Three out of four Iraqis say Islam should be source of law

Baghdad, Iraq - Three out of four Iraqis believe Islam should be the main or only source of law and legislation in their country, according to a poll of 2,700 Iraqis.

While just over 74 percent thought Islam should be the sole or main source of legislation, just 2 percent said religion should play no role in law-making, a poll showed Friday.

The findings come as parliament prepares to draft a new constitution, which will notably focus on the role of Islam,

Iraq's official religion, in society.

The poll was based on some 2,705 interviews conducted from April 11 to April 20 by an Iraqi firm employed by the conservative US International Republican Institute.

Predominantly Sunni provinces of Anbar and Ninevah, where insurgents are believed to be concentrated, and Kurdish Dohuk were excluded from the poll.

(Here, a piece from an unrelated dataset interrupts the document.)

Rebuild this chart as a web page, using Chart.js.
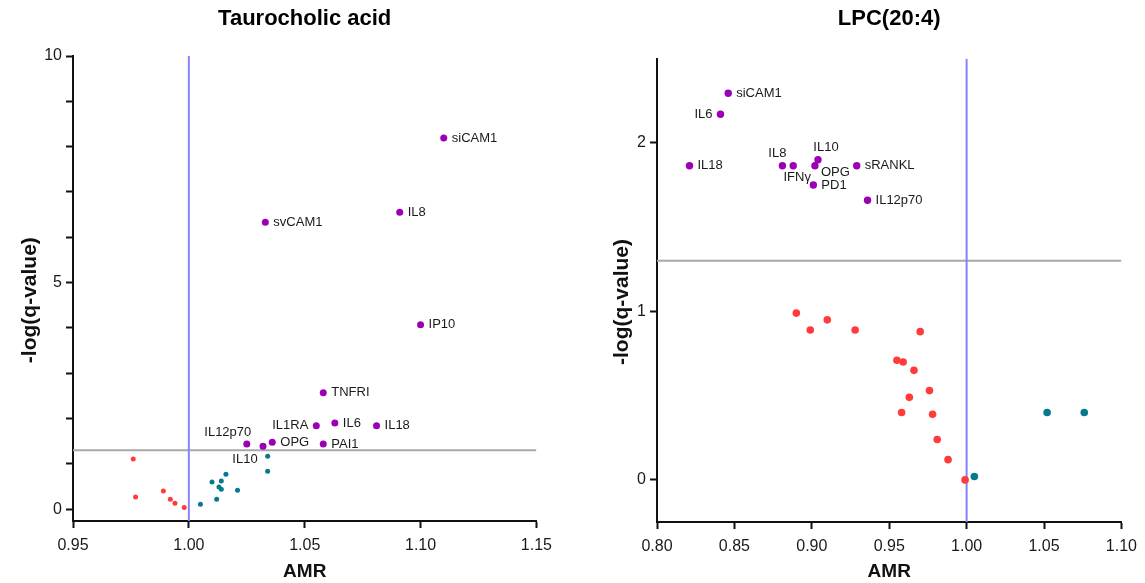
<!DOCTYPE html>
<html>
<head>
<meta charset="utf-8">
<script src="https://cdn.jsdelivr.net/npm/chart.js@4.4.1/dist/chart.umd.min.js"></script>
<style>
    body { margin: 0; background: #fff; }
    #wrap { position: relative; width: 1145px; height: 583px; }
    canvas { position: absolute; top: 0; }
</style>
</head>
<body>
<div id="wrap">
    <canvas id="tcaChart" width="560" height="583" style="left:0"></canvas>
    <canvas id="lpcChart" width="565" height="583" style="left:580px"></canvas>
</div>
<script>
// --- Taurocholic acid ---
const tcaSigNames = ['siCAM1', 'IL8', 'svCAM1', 'IP10', 'TNFRI', 'IL1RA', 'IL6', 'IL18', 'PAI1', 'OPG', 'IL12p70', 'IL10'];
const tcaSigAmr   = [1.110, 1.091, 1.033, 1.100, 1.058, 1.055, 1.063, 1.081, 1.058, 1.036, 1.025, 1.032];
const tcaSigLogq  = [8.19, 6.55, 6.33, 4.07, 2.57, 1.84, 1.90, 1.84, 1.44, 1.48, 1.44, 1.39];
const tcaLowAmr   = [0.976, 0.977, 0.989, 0.992, 0.994, 0.998];
const tcaLowLogq  = [1.11, 0.27, 0.40, 0.22, 0.13, 0.04];
const tcaHighAmr  = [1.034, 1.034, 1.016, 1.010, 1.014, 1.013, 1.014, 1.021, 1.012, 1.005];
const tcaHighLogq = [1.17, 0.84, 0.77, 0.60, 0.62, 0.49, 0.44, 0.42, 0.22, 0.11];
const tcaXTicks = [0.95, 1.00, 1.05, 1.10, 1.15];
const tcaYTicks = [0, 1, 2, 3, 4, 5, 6, 7, 8, 9, 10];
const tcaYLabelled = [0, 5, 10];

// --- LPC(20:4) ---
const lpcSigNames = ['siCAM1', 'IL6', 'IL18', 'IL8', 'IFNγ', 'IL10', 'OPG', 'PD1', 'sRANKL', 'IL12p70'];
const lpcSigAmr   = [0.846, 0.841, 0.821, 0.881, 0.888, 0.904, 0.902, 0.901, 0.929, 0.936];
const lpcSigLogq  = [2.295, 2.17, 1.865, 1.865, 1.865, 1.90, 1.865, 1.75, 1.865, 1.66];
const lpcLowAmr   = [0.890, 0.899, 0.910, 0.928, 0.970, 0.955, 0.959, 0.966, 0.976, 0.963, 0.958, 0.978, 0.981, 0.988, 0.999];
const lpcLowLogq  = [0.99, 0.89, 0.95, 0.89, 0.88, 0.71, 0.70, 0.65, 0.53, 0.49, 0.40, 0.39, 0.24, 0.12, 0.00];
const lpcHighAmr  = [1.005, 1.052, 1.076];
const lpcHighLogq = [0.02, 0.40, 0.40];
const lpcXTicks = [0.80, 0.85, 0.90, 0.95, 1.00, 1.05, 1.10];
const lpcYTicks = [0, 1, 2];

const qThreshold = 1.301;   // -log10(0.05)
const amrNeutral = 1.00;

const FONT = '"Liberation Sans", Arial, sans-serif';
const INK = '#1a1a1a';
const PURPLE = '#9b00b5';
const RED = '#ff3b3b';
const TEAL = '#06798f';

const toPoints = (xs, ys) => xs.map((x, i) => ({ x: x, y: ys[i] }));

// draws the cytokine names next to their points
const pointLabels = {
    id: 'pointLabels',
    afterDatasetsDraw(chart, args, opts) {
        const ctx = chart.ctx;
        chart.data.datasets.forEach((ds, i) => {
            if (!ds.names) return;
            const meta = chart.getDatasetMeta(i);
            ctx.save();
            ctx.font = '13px ' + FONT;
            ctx.fillStyle = INK;
            ctx.textBaseline = 'middle';
            meta.data.forEach((pt, j) => {
                const name = ds.names[j];
                const [dx, dy, align] = (opts.place && opts.place[name]) || [8, 0, 'left'];
                ctx.textAlign = align;
                ctx.fillText(name, pt.x + dx, pt.y + dy);
            });
            ctx.restore();
        });
    }
};

function buildChart(id, cfg) {
    const ctx = document.getElementById(id);
    const datasets = [
        {
            data: toPoints(cfg.sig[0], cfg.sig[1]), names: cfg.names,
            backgroundColor: PURPLE, pointRadius: cfg.sigRadius, borderWidth: 0, order: 1
        },
        {
            data: toPoints(cfg.low[0], cfg.low[1]),
            backgroundColor: RED, pointRadius: cfg.dotRadius, borderWidth: 0, order: 2
        },
        {
            data: toPoints(cfg.high[0], cfg.high[1]),
            backgroundColor: TEAL, pointRadius: cfg.dotRadius, borderWidth: 0, order: 3
        },
        {
            type: 'line', order: 9,
            data: [{ x: cfg.xMin, y: qThreshold }, { x: cfg.xMax, y: qThreshold }],
            borderColor: '#a8a8a8', borderWidth: 2, pointRadius: 0
        },
        {
            type: 'line', order: 8,
            data: [{ x: amrNeutral, y: cfg.yMin }, { x: amrNeutral, y: cfg.yMax }],
            borderColor: '#8383fb', borderWidth: 2, pointRadius: 0
        }
    ];

    return new Chart(ctx, {
        type: 'scatter',
        data: { datasets: datasets },
        plugins: [pointLabels],
        options: {
            responsive: false,
            animation: false,
            layout: { padding: { left: 0, right: cfg.padRight, top: 0, bottom: 0 } },
            plugins: {
                legend: { display: false },
                tooltip: { enabled: false },
                title: {
                    display: true,
                    text: cfg.title,
                    fullSize: false,
                    color: '#000',
                    font: { family: FONT, size: 22, weight: 'bold' },
                    padding: { top: 6, bottom: cfg.titleGap }
                },
                pointLabels: { place: cfg.place }
            },
            scales: {
                x: {
                    type: 'linear',
                    min: cfg.xMin, max: cfg.xMax,
                    afterBuildTicks: s => { s.ticks = cfg.xTicks.map(v => ({ value: v })); },
                    afterFit: s => { s.height = cfg.xHeight; },
                    ticks: {
                        color: INK, padding: 8, maxRotation: 0,
                        font: { family: FONT, size: 16 },
                        callback: v => Number(v).toFixed(2)
                    },
                    grid: { drawOnChartArea: false, tickLength: 7, tickColor: '#111', tickWidth: 2 },
                    border: { color: '#111', width: 2 },
                    title: {
                        display: true, text: 'AMR', color: '#111',
                        font: { family: FONT, size: 19, weight: 'bold' },
                        padding: { top: 0, bottom: 0 }
                    }
                },
                y: {
                    type: 'linear',
                    min: cfg.yMin, max: cfg.yMax,
                    afterBuildTicks: s => { s.ticks = cfg.yTicks.map(v => ({ value: v })); },
                    afterFit: s => { s.width = cfg.yWidth; },
                    ticks: {
                        color: INK, padding: 4,
                        font: { family: FONT, size: 16 },
                        callback: v => (cfg.yLabelled.includes(v) ? String(v) : '')
                    },
                    grid: { drawOnChartArea: false, tickLength: 7, tickColor: '#111', tickWidth: 2 },
                    border: { color: '#111', width: 2 },
                    title: {
                        display: true, text: '-log(q-value)    ', color: '#111',
                        font: { family: FONT, size: 21, weight: 'bold' },
                        padding: { top: cfg.yTitlePad, bottom: 0 }
                    }
                }
            }
        }
    });
}

buildChart('tcaChart', {
    title: 'Taurocholic acid',
    names: tcaSigNames,
    sig: [tcaSigAmr, tcaSigLogq],
    low: [tcaLowAmr, tcaLowLogq],
    high: [tcaHighAmr, tcaHighLogq],
    sigRadius: 3.5, dotRadius: 2.5,
    xMin: 0.95, xMax: 1.15, yMin: -0.26, yMax: 10,
    xTicks: tcaXTicks, yTicks: tcaYTicks, yLabelled: tcaYLabelled,
    yWidth: 73, xHeight: 62, padRight: 23, titleGap: 23.6, yTitlePad: 18,
    place: {
        'IL1RA': [-8, 0, 'right'],
        'IL12p70': [-19, -12, 'center'],
        'IL10': [-18, 13, 'center']
    }
});

buildChart('lpcChart', {
    title: 'LPC(20:4)',
    names: lpcSigNames,
    sig: [lpcSigAmr, lpcSigLogq],
    low: [lpcLowAmr, lpcLowLogq],
    high: [lpcHighAmr, lpcHighLogq],
    sigRadius: 3.7, dotRadius: 3.8,
    xMin: 0.80, xMax: 1.10, yMin: -0.25, yMax: 2.5,
    xTicks: lpcXTicks, yTicks: lpcYTicks, yLabelled: lpcYTicks,
    yWidth: 77, xHeight: 61, padRight: 22, titleGap: 26.3, yTitlePad: 30,
    place: {
        'IL6': [-8, 0, 'right'],
        'IL8': [-5, -12, 'center'],
        'IFNγ': [4, 12, 'center'],
        'IL10': [8, -12, 'center'],
        'OPG': [6, 7, 'left']
    }
});
</script>
</body>
</html>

Respondents were drawn from Iraq's 15 other provinces.

In findings similar to a previous poll done by the democracy group, 48 percent of Iraqis continue to believe religion "has a special role to play in government", while 46 percent believe religion and government "should respect one another."

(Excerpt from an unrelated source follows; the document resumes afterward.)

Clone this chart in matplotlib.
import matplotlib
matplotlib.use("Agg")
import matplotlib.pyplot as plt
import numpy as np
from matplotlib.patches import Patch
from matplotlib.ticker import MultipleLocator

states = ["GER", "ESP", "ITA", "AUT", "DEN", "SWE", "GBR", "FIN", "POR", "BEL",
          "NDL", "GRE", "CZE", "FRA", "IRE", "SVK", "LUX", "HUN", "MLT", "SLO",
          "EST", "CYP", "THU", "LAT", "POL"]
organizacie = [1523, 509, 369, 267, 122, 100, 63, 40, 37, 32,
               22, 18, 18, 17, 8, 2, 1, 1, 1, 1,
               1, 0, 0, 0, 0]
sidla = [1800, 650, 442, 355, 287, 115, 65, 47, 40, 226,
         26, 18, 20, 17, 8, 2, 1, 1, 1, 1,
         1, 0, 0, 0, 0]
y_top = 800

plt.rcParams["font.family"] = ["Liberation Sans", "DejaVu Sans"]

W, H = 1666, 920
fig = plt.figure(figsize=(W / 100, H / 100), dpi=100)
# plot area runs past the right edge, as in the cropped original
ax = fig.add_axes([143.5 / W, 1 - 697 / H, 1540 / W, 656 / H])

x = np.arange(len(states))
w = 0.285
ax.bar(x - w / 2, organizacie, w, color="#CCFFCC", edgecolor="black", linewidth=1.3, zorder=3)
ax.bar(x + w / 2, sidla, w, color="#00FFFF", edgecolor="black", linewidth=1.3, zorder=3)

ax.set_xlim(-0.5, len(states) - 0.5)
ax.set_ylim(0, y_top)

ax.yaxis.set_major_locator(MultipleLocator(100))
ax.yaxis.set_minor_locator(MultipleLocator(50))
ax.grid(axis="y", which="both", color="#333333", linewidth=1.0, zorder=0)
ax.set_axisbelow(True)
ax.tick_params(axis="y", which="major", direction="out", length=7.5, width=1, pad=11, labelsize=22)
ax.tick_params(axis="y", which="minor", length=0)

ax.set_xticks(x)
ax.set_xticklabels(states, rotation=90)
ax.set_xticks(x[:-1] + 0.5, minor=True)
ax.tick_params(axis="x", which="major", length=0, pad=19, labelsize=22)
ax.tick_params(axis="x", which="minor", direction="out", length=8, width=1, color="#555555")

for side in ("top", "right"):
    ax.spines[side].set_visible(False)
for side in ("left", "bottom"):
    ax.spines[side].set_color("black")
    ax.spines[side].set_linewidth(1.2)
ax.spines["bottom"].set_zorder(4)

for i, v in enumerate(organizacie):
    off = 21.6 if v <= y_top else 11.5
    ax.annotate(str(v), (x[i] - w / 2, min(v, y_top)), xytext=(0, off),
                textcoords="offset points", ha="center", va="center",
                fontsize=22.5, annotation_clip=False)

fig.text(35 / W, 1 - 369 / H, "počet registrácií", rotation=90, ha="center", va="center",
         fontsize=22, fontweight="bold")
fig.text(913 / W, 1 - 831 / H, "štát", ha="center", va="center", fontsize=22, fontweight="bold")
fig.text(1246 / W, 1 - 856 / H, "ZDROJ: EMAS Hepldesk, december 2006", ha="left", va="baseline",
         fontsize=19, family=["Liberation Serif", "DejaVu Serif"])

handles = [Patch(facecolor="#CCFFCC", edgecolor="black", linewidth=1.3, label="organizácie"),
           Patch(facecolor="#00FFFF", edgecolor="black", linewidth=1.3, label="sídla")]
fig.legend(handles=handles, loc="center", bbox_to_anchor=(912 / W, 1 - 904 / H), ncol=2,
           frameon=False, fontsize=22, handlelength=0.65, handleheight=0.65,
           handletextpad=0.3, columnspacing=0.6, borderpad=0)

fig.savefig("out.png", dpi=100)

However, power cuts were a more pressing worry than security for the man on the street at the time of the survey.

More than 250 Iraqis, many of them recruits to Iraqi security forces, have been killed in the past week.

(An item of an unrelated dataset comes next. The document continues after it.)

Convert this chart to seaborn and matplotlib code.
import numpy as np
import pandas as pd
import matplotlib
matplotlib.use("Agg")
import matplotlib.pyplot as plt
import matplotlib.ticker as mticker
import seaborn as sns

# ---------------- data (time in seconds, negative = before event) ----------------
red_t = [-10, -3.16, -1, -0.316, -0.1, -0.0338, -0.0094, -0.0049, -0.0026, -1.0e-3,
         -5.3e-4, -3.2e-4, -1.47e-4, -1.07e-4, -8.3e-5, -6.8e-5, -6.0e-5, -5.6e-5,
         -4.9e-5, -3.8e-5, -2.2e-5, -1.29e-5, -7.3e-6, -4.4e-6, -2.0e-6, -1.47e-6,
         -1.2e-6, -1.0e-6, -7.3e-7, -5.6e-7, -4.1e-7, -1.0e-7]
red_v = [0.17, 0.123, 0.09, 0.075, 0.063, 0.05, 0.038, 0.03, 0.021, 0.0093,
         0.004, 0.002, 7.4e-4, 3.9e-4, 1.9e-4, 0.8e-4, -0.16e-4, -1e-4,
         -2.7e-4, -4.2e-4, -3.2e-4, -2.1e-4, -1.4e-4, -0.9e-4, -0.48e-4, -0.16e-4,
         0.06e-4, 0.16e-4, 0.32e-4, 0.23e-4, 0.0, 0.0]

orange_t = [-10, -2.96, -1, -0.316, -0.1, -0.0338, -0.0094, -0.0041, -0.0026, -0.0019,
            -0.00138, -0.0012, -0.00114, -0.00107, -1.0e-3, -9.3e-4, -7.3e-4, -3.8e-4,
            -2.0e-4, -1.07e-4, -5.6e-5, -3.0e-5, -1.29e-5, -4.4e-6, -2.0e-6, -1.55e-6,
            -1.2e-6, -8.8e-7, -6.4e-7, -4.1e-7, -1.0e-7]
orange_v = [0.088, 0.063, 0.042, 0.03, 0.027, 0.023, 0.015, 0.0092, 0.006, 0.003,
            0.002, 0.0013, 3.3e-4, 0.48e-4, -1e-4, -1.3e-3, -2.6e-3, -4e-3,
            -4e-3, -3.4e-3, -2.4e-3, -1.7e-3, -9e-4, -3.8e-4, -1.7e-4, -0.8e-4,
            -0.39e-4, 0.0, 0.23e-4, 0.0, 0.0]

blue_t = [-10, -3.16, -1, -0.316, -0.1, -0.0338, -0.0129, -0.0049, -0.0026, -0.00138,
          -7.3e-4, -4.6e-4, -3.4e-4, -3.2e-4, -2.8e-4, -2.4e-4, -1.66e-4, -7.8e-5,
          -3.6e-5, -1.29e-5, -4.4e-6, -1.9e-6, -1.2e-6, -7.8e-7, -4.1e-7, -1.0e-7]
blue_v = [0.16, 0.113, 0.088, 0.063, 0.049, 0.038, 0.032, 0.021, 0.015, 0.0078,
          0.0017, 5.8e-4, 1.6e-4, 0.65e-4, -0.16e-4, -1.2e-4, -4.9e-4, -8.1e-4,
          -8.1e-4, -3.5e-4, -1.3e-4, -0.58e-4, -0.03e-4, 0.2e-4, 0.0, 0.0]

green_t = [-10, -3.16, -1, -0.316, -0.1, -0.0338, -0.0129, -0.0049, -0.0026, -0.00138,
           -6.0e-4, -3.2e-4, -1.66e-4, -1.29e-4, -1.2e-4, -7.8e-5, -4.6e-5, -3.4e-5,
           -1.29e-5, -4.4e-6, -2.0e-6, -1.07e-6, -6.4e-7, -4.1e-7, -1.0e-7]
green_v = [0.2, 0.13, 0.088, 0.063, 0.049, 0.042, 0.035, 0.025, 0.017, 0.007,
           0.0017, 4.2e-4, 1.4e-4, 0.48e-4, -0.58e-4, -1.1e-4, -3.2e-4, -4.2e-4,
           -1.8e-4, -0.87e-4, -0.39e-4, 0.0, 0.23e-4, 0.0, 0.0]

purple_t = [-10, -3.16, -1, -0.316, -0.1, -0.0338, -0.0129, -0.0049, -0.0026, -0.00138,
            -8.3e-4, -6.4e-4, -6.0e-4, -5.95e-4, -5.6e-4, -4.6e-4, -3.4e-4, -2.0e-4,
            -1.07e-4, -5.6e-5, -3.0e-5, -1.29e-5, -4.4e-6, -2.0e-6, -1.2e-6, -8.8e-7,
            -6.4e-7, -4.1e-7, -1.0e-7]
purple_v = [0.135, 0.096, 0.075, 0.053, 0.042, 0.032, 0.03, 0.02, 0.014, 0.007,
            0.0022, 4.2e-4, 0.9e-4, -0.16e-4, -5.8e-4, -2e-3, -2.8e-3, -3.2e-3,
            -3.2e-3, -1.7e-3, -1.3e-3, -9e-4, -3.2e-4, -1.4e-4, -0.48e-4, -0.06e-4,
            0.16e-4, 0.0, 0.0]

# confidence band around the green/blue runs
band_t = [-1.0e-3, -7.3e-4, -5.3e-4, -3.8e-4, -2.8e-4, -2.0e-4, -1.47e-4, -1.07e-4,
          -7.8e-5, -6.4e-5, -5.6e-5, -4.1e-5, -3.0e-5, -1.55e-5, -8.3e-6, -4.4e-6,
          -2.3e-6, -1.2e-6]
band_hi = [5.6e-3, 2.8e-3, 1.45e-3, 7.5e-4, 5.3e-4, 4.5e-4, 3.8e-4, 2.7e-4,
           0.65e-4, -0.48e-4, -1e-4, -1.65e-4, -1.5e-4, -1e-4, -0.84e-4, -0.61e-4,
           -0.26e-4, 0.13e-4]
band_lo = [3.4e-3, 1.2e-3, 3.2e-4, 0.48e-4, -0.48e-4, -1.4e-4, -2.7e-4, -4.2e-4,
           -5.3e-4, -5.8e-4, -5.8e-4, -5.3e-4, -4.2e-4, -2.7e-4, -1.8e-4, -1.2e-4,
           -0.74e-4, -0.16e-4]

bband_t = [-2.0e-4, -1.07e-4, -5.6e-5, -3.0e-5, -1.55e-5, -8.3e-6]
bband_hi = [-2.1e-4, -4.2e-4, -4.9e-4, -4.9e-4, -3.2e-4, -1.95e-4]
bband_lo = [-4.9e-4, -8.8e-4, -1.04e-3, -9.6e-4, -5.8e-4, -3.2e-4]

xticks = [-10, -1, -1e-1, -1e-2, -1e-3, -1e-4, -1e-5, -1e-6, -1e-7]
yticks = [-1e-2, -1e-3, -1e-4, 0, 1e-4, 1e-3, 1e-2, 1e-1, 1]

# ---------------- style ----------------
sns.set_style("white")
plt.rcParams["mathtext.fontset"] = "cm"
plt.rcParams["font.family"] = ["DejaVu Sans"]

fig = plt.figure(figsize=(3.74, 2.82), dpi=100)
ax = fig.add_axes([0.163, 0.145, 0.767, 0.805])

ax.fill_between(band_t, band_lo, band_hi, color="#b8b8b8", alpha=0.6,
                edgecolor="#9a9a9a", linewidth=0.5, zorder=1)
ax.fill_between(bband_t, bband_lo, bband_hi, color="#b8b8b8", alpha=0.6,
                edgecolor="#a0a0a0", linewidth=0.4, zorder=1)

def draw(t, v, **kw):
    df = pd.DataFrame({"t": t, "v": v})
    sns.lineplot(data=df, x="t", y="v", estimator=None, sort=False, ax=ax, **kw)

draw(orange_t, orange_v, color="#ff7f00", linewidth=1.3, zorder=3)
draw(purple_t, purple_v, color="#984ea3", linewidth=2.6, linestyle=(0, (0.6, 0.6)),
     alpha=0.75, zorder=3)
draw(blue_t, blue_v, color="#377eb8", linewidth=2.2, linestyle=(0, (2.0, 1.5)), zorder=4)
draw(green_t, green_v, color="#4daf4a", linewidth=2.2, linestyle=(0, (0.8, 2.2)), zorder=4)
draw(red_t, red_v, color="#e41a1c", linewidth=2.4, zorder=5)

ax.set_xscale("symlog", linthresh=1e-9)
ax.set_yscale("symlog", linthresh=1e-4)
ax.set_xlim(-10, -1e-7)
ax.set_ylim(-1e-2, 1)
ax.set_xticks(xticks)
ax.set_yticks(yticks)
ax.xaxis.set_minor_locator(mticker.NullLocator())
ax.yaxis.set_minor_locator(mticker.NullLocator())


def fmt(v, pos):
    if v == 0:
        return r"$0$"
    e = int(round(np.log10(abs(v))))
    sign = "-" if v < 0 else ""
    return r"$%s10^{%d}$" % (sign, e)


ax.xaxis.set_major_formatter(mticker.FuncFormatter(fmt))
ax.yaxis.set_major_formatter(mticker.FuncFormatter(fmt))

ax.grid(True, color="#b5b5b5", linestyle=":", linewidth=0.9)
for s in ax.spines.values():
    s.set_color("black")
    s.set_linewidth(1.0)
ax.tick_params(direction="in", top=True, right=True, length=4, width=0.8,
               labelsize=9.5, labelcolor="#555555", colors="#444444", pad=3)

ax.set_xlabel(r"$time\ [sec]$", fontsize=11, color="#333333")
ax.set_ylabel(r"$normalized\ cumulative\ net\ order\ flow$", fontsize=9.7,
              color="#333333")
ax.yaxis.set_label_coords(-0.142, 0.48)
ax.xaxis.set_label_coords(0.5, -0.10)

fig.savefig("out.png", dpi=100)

Inadequate electricity was "the most important issue requiring a government solution," for some 55 percent of respondents, the poll showed, followed closely by unemployment and national security.

And 67 percent of Iraqis now think the country is going in the right direction, the most optimistic response in the last year, the poll showed. Some 22 percent said Iraq was going in the wrong direction.

Sentiment hit an all-time low in early October 2004, as US forces started pounding Fallujah from the air ahead of a November ground assault on the town, 40 kilometres (25 miles) west of Baghdad, the poll showed.

Some 45 percent of of Iraqis said the country was going in the wrong direction at the time, edging past the 42 percent who felt more positive.